Karapetyan had just completed his usual distance of 20 km (12 mi) when he heard the sound of the crash and saw the sinking trolleybus which had gone out of control and fallen from the dam wall.
The trolleybus lay at the bottom of the reservoir some 25 metres (80 ft) offshore at a depth of 10 metres (33 ft). Karapetyan swam to it and, despite conditions of almost zero visibility, due to the silt rising from the bottom, broke the back window with his legs.
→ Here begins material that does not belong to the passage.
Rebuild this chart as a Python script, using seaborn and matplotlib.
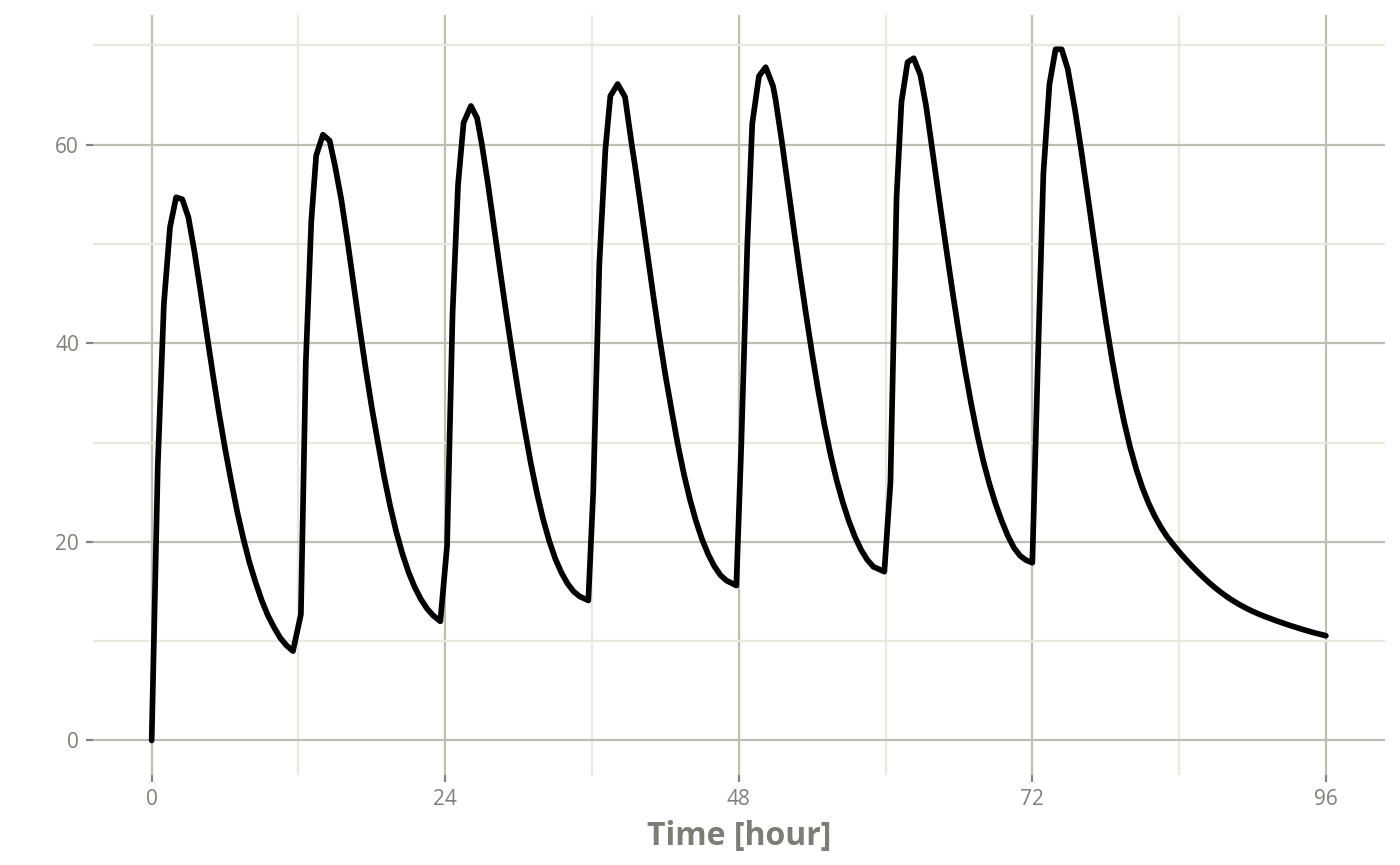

The trolleybus was crowded, it carried 92 passengers and Karapetyan knew he had little time, spending some 30 to 35 seconds for each person he saved.
Karapetyan managed to rescue 20 people (he picked up more, but only 20 survived), but this ended his sports career: the combined effect of cold water and the multiple wounds he received (scratched by glass), left him unconscious for 45 days. Subsequent sepsis, due to the presence of raw sewage in the lake water, and lung complications prevented him from continuing his sports career.
On February 19th, 1985, Shavarsh just happened to be near a burning building, that had people trapped inside. He rushed in and started pulling people out without a second thought. Once again, he was badly hurt (severe burns) and spent a long time in the hospital.
He later moved to Moscow and founded a shoe company called “Second Breath”. Karapetyan was later awarded a UNESCO “Fair Player” medal for his heroism.